Build in-house when the conversation needs deep product expertise that takes months to teach, when your culture is a genuine differentiator on the phone, and when you can absorb a year of ramp before you judge the return. Outsource when you need pipeline now, when you are validating a market before you commit headcount, or when you simply do not have a sales leader free to manage a pod.
The case for starting outsourced
The most common path that works: start fully outsourced, let the agency prove the ICP and build the playbook, then decide whether to bring it in-house once the motion is known. You de-risk the expensive hire by buying the answer first. If you want the framework we use to qualify before booking, our piece on what gets accepted on LinkedIn walks through it.
Key takeaways
- Salary is 40 to 50 percent of an in-house SDR's real cost. Fully loaded, one rep is $125k to $200k a year.

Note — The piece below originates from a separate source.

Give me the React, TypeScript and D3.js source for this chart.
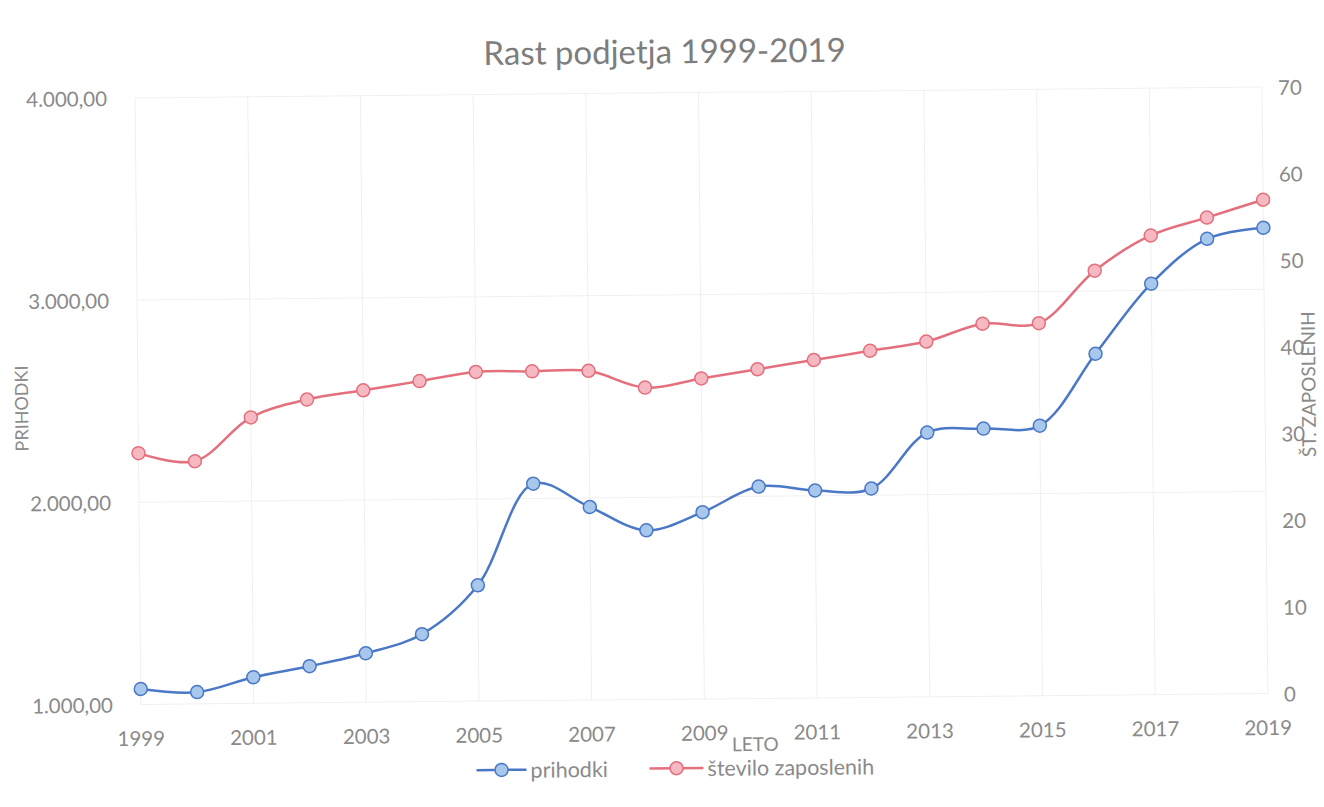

- An outsourced agency runs $42k to $96k all in, a 25 to 30 percent saving with no ramp or attrition on your books.
- Compare cost per qualified meeting, not retainer versus salary. In-house meetings often cost two to three times more.
- In-house takes 3 to 6 months to ramp. A focused agency is booking meetings in weeks, Occura in 7 days.
- In-house wins for deeply technical sales you can fund for a year. Outsourcing wins for speed, testing and lean teams.
- Starting outsourced de-risks the hire: prove the motion first, then decide whether to build it in-house.